California communities looking for money to start a health program or to bolster an existing health organization can turn to the California Endowment, whose president and CEO is E. Lewis Reid '58.
Created in 1996 after Blue Cross of California went from non-profit status to a for-profit organization, the California Endowment has $3.5 billion in assets and is charged with distributing money to groups that address health issues in the state.
The endowment works with a variety of groups, including independent charities, local public health agencies, churches, and Native American tribes. To date, it has granted more than $300 million to 570 community-based organizations.
In his job as president and CEO of a wealthy foundation, Reid hopes to pioneer new solutions for the health problems of the California people. Last year, at a roundtable discussion that included President Clinton, Reid noted that "foundations have an advantage over business and government-a long horizon. Corporate America has a horizon only one earnings quarter away, and government often works in annual budget cycles. Foundations can take a longer view. We don't have to create profits quarter by quarter. We can work on programs that may take many years to produce the health changes communities are seeking."
Reid knows that foundations can take risks and that they have the flexibility to test different models for solving the same problem-programs do not have to be applied on a state-wide or nation-wide basis.
-Michael Arges '75
The California Endowment, 21650 Oxnard Street, Suite 1200, Woodland Hills, CA 91367; 818-703-3311, fax: 818-703-4193, www.calendow.org.
In on the ground floor of Microsoft
Nathan Myhrvold *83 knows the computer revolution has just begun
Stephen Hawking is still waiting.
One year into a postdoctoral fellowship with the famed British physicist, Nathan Myhrvold *83 interrupted his studies to work on a computer program with some old graduate school friends. The rest is a significant part of 20th-century history-the development of a point-and-click graphical operating system that helped bring personal computers to the masses and make Microsoft one of the most brilliant American success stories ever. Myhrvold, still at Microsoft as Bill Gates's chief technology officer 14 years later, laughs when asked if he plans to finish the postdoc. "When I announced my leave of absence from Microsoft, Hawking e-mailed me and said, 'I suppose you'll be returning now.'"

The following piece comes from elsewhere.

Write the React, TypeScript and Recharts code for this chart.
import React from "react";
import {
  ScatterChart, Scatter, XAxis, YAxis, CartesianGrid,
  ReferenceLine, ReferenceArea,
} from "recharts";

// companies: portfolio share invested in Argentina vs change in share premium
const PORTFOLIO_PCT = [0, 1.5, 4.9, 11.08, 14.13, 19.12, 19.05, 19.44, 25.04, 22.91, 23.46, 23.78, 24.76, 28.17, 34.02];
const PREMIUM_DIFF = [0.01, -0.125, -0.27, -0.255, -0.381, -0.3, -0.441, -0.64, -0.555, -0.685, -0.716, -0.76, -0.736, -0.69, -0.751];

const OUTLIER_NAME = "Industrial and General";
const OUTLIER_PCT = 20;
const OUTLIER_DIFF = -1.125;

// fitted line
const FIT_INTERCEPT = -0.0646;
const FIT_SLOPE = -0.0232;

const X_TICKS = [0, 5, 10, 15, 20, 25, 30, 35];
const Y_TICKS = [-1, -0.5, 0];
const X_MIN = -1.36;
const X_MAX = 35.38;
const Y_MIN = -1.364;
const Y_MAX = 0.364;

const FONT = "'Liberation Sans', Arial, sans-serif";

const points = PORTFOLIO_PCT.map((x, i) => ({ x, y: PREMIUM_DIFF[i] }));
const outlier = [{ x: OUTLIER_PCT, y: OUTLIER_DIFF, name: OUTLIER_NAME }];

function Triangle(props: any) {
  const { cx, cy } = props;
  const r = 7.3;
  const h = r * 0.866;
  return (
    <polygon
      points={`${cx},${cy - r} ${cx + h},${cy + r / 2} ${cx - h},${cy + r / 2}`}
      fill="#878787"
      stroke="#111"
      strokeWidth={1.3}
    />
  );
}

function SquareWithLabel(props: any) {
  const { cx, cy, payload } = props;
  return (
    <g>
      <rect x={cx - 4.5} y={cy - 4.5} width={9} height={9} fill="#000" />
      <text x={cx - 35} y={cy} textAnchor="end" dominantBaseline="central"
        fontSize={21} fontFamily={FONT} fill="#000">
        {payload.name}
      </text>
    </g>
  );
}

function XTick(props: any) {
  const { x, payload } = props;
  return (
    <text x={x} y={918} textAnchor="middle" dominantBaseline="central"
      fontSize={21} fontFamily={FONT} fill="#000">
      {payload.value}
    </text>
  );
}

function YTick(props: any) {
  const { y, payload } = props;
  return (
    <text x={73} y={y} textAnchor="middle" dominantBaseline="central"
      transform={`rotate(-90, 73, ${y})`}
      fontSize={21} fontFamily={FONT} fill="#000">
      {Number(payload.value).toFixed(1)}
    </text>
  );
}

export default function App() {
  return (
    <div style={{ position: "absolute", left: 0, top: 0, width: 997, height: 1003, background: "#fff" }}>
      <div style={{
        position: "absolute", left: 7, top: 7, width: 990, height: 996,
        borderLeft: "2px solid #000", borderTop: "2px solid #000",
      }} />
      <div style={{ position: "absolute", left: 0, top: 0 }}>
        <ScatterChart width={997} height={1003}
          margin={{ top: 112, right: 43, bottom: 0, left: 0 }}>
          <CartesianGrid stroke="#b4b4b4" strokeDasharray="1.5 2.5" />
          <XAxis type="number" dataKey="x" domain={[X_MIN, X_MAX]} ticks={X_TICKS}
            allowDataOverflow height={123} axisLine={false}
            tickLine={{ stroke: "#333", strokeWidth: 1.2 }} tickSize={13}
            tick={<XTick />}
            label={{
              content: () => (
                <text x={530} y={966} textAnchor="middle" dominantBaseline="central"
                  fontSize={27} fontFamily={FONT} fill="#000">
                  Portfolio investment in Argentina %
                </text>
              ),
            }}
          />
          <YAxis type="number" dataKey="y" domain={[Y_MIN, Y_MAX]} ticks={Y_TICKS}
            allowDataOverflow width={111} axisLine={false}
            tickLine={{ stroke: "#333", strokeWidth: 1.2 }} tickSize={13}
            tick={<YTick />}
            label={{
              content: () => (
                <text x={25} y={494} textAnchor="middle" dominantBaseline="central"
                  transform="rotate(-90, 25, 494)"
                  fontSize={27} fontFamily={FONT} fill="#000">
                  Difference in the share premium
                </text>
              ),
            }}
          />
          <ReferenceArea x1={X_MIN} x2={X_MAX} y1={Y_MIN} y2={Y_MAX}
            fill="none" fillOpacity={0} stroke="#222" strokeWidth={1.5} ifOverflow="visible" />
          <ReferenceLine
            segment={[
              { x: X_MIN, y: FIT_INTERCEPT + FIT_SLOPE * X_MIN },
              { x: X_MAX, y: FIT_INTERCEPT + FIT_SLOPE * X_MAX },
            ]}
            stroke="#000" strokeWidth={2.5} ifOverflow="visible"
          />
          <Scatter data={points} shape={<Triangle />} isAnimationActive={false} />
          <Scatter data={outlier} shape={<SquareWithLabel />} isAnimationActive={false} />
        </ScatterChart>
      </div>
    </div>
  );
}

Not exactly. Myhrvold, in the midst of a year's leave from Microsoft, is instead pursuing some of his other eclectic passions-dinosaurs, notably. In addition to pleasure-traveling around the world with his twin sons, he has been prospecting in eastern Montana for brontosaurus and other dinosaur bones. While his academic training is in physics, not paleontology, don't get the idea that Myhrvold is merely playing around. His moonlighting has produced research-a computer-aided exploration of the tail dynamics of the diplodocids-worthy of publication in a scholarly journal.
That he could take such a leave pleases Myhrvold tremendously. When you're someone who has been in with Microsoft since the ground floor, time is about the only commodity you find in short supply. The Seattle Times reported last year that his Microsoft holdings were worth $275 million.

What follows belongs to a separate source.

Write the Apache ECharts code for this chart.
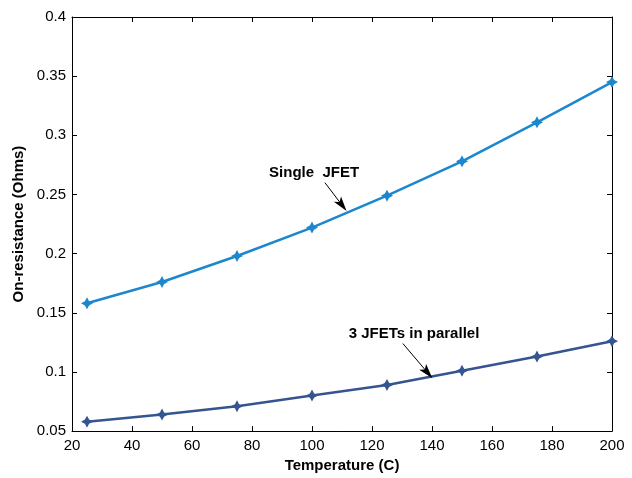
<!DOCTYPE html>
<html lang="en">
<head>
    <meta charset="UTF-8">
    <title>On-resistance vs temperature</title>
    <script src="https://cdn.jsdelivr.net/npm/echarts@6/dist/echarts.min.js"></script>
</head>
<body style="height: 100%; margin: 0; background: #fff">
<div id="chart" style="width: 632px; height: 478px"></div>

<script>
    // data
    let temps = [25, 50, 75, 100, 125, 150, 175, 200];
    let singleJfet = [0.158, 0.176, 0.198, 0.222, 0.249, 0.278, 0.311, 0.345];
    let parallelJfet = [0.058, 0.064, 0.071, 0.080, 0.089, 0.101, 0.113, 0.126];

    // annotation text positions and arrows (data coordinates)
    let noteSingle = {text: 'Single  JFET', at: [100.7, 0.268]};
    let noteParallel = {text: '3 JFETs in parallel', at: [134, 0.132]};
    // arrow end = centre of the head, the tip sits a little further on
    let arrowSingle = [[104.3, 0.260], [110, 0.241]];
    let arrowParallel = [[130.3, 0.124], [138.5, 0.0995]];

    let font = 'Liberation Sans, Arial, Helvetica, sans-serif';
    let star = 'path://M0,-6 L2.1,-2.1 L6,0 L2.1,2.1 L0,6 L-2.1,2.1 L-6,0 L-2.1,-2.1 Z';
    let arrowHead = 'path://M0,0 L4,13 L0,10 L-4,13 Z';

    function pairs(xs, ys) {
        let out = [];
        for (let i = 0; i < xs.length; i++) out.push([xs[i], ys[i]]);
        return out;
    }

    function arrowLine(a) {
        return [[{coord: a[0]}, {coord: a[1]}]];
    }

    function noteMark(n) {
        return {
            silent: true, symbol: 'circle', symbolSize: 0,
            itemStyle: {color: '#000'},
            label: {
                show: true, position: 'inside', formatter: n.text,
                fontFamily: font, fontWeight: 'bold', fontSize: 15, color: '#000',
                textBorderWidth: 0
            },
            data: [{coord: n.at}]
        };
    }

    let axisCommon = {
        axisLine: {show: true, lineStyle: {color: '#000', width: 1}},
        axisTick: {show: true, inside: true, length: 5, lineStyle: {color: '#000'}},
        splitLine: {show: false}
    };

    let arrowStyle = {
        silent: true, symbol: ['none', arrowHead], symbolSize: [9, 15],
        label: {show: false},
        lineStyle: {color: '#000', width: 1, type: 'solid'},
        itemStyle: {color: '#000'},
        emphasis: {disabled: true}
    };

    let chart = echarts.init(document.getElementById('chart'));
    let option = {
        animation: false,
        backgroundColor: '#fff',
        grid: {left: 72, right: 20, top: 17, bottom: 42},
        xAxis: [
            Object.assign({
                type: 'value', min: 20, max: 200, interval: 20, position: 'bottom',
                name: 'Temperature (C)', nameLocation: 'middle', nameGap: 26,
                nameTextStyle: {fontFamily: font, fontWeight: 'bold', fontSize: 15, color: '#000'},
                axisLabel: {fontFamily: font, fontSize: 15, color: '#000', margin: 7}
            }, axisCommon),
            Object.assign({
                type: 'value', min: 20, max: 200, interval: 20, position: 'top',
                axisLabel: {show: false}
            }, axisCommon)
        ],
        yAxis: [
            Object.assign({
                type: 'value', min: 0.05, max: 0.4, interval: 0.05, position: 'left',
                name: 'On-resistance (Ohms)', nameLocation: 'middle', nameGap: 46,
                nameTextStyle: {fontFamily: font, fontWeight: 'bold', fontSize: 15, color: '#000'},
                axisLabel: {fontFamily: font, fontSize: 15, color: '#000', margin: 6,
                    formatter: function (v) { return String(+v.toFixed(2)); }}
            }, axisCommon),
            Object.assign({
                type: 'value', min: 0.05, max: 0.4, interval: 0.05, position: 'right',
                axisLabel: {show: false}
            }, axisCommon)
        ],
        series: [
            {
                name: 'Single JFET',
                type: 'line',
                data: pairs(temps, singleJfet),
                symbol: star, symbolSize: 12, showAllSymbol: true,
                lineStyle: {color: '#1b87cc', width: 2.5},
                itemStyle: {color: '#1b87cc'},
                markLine: Object.assign({data: arrowLine(arrowSingle)}, arrowStyle),
                markPoint: noteMark(noteSingle)
            },
            {
                name: '3 JFETs in parallel',
                type: 'line',
                data: pairs(temps, parallelJfet),
                symbol: star, symbolSize: 12, showAllSymbol: true,
                lineStyle: {color: '#34558f', width: 2.5},
                itemStyle: {color: '#34558f'},
                markLine: Object.assign({data: arrowLine(arrowParallel)}, arrowStyle),
                markPoint: noteMark(noteParallel)
            }
        ]
    };
    chart.setOption(option);
</script>
</body>
</html>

"I realized no one was going to walk in and say, 'Nathan, you've done such a great job. Why don't you take a lot of time off?'" Myhrvold said in a recent interview. "The more responsibility and success you get, the less time you have. Time to do what you want is the ultimate luxury. I've had a fantastic job at Microsoft-I love the work I've done-but I couldn't see continuing to make that the only thing I do. I thought it was time to try something else for a while."

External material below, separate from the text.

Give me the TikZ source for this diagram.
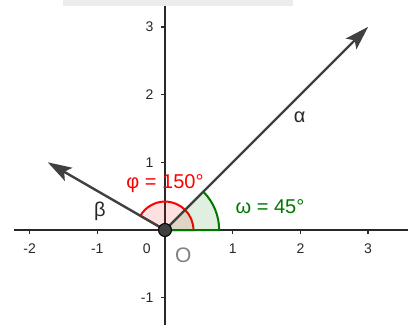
\documentclass[tikz,border=0pt]{standalone}
\usepackage{fontspec}
\setmainfont{Liberation Sans}
\usetikzlibrary{arrows.meta}
\definecolor{axisgray}{RGB}{40,40,40}
\definecolor{vecgray}{RGB}{64,64,64}
\definecolor{angred}{RGB}{255,0,0}
\definecolor{anggreen}{RGB}{0,120,0}
\tikzset{
  axisline/.style={line width=1.4pt,axisgray},
  ticklab/.style={font=\fontsize{14}{14}\selectfont,text=axisgray,inner sep=0pt},
  vec/.style={line width=2.4pt,vecgray,-{Stealth[length=24pt,width=15pt,inset=5pt]}},
  anglab/.style={font=\fontsize{20}{20}\selectfont,inner sep=0pt},
}
\begin{document}
\begin{tikzpicture}[x=67.7pt,y=67.7pt]
\useasboundingbox (-2.437,-1.403) rectangle (3.589,3.397);
\fill[gray!15] (-1.507,3.31) rectangle (1.89,3.397);
% axes
\draw[axisline] (-2.23,0) -- (3.589,0);
\draw[axisline] (0,-1.403) -- (0,3.31);
\foreach \x in {-2,-1,1,2,3}{
  \draw[axisline] (\x,0) -- (\x,-0.06);
  \node[ticklab] (xl\x) at (\x,-0.27) {\x};
}
\foreach \y in {-1,1,2,3}{
  \draw[axisline] (0,\y) -- (-0.06,\y);
  \node[ticklab,anchor=east] (yl\y) at (-0.17,\y) {\y};
}
\node[ticklab] (zero) at (-0.27,-0.27) {0};
% angles
\coordinate (O) at (0,0);
\coordinate (A) at (45:4.243);
\coordinate (B) at (150:2);
\filldraw[angred,line width=2pt,fill=angred,fill opacity=0.12] (O) -- (0.42,0) arc (0:150:0.42) -- cycle;
\filldraw[anggreen,line width=2pt,fill=anggreen,fill opacity=0.12] (O) -- (0.8,0) arc (0:45:0.8) -- cycle;
% vectors
\draw[vec] (O) -- (A);
\draw[vec] (O) -- (B);
\node[circle,fill=vecgray,draw=black,line width=1pt,minimum size=13pt,inner sep=0pt] (dot) at (O) {};
% labels
\node[anglab,text=angred] (phi) at (0,0.68) {φ = 150°};
\node[anglab,text=anggreen] (omega) at (1.55,0.34) {ω = 45°};
\node[anglab,text=axisgray] (alpha) at (1.99,1.67) {α};
\node[anglab,text=axisgray] (beta) at (-0.96,0.27) {β};
\node[font=\fontsize{21}{21}\selectfont,text=gray,inner sep=0pt] (orig) at (0.27,-0.37) {O};
\end{tikzpicture}
\end{document}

Given his life before Microsoft, it's surprising that he has been with Gates and company as long as he has. An academic prodigy who skipped four grades growing up in Southern California, Myhrvold earned his undergraduate and master's degrees at UCLA before coming to Princeton to pursue a doctorate in applied mathematics. He intended to become a researcher-scholar, and as evidenced by Hawking's interest in him, Myhrvold had very bright prospects in academia.
But something lured him away from Cambridge University in 1984, after the first year of the three-year postdoc with Hawking. A venture capitalist was interested in a software project Myhrvold had worked on as a graduate student. Lured in part by the need for money for his family -Myhrvold is married to Rosemarie Havranek *81, a Romance languages scholar he met at Princeton-he went to work with his brother and three others in an attic in Berkeley, California. Their product, a precursor of the now-ubiquitous Windows operating system, looked like a winner to Gates, who purchased the start-up and relocated Myhrvold and the others to Seattle.
"I'm very lucky to have lived in the golden age of nerds, in a period when technology is transforming society, and lucky to have played some part in it," Myhrvold says. "I'm also very excited about what's going forward."
It is that next chapter in the computer-driven technology revolution that fires Myhrvold's imagination these days. The chief architect of Microsoft's vast research operation, he has a philosophical zeal about the value of fundamental scientific research, both for his company and the nation. Microsoft has 450 full-time researchers employed at centers in Redmond, Washington; San Francisco; England; and China, working on everything from the next generation of computer games to artificial intelligence to the mathematical underpinnings of computer science. Myhrvold is also a member of the board of the Institute for Advanced Studies in Princeton, which he calls the ultimate ivory tower.
"We have a funny way of thinking about research in this country," Myhrvold says. "We live in a society that has been shaped by technology to an enormous degree. It all came from somebody's research. It didn't wash up on a beach or fall from space. Despite that, many people in the technology industry don't invest in research directly. That's for 'other people.' . . . If you take a single research project and ask whether it will pay off, the answer is that we don't know. But with a large set of people and research projects, there are almost always enormous returns."
The personal computer. Windows. The Internet. What's the next big thing? The answer is unknown, but Myhrvold is sure that the most exciting developments are yet to come. "The computer revolution has just begun," he says. "What we've seen so far is nothing."
Tom Krattenmaker is a freelance writer in Pennsylvania.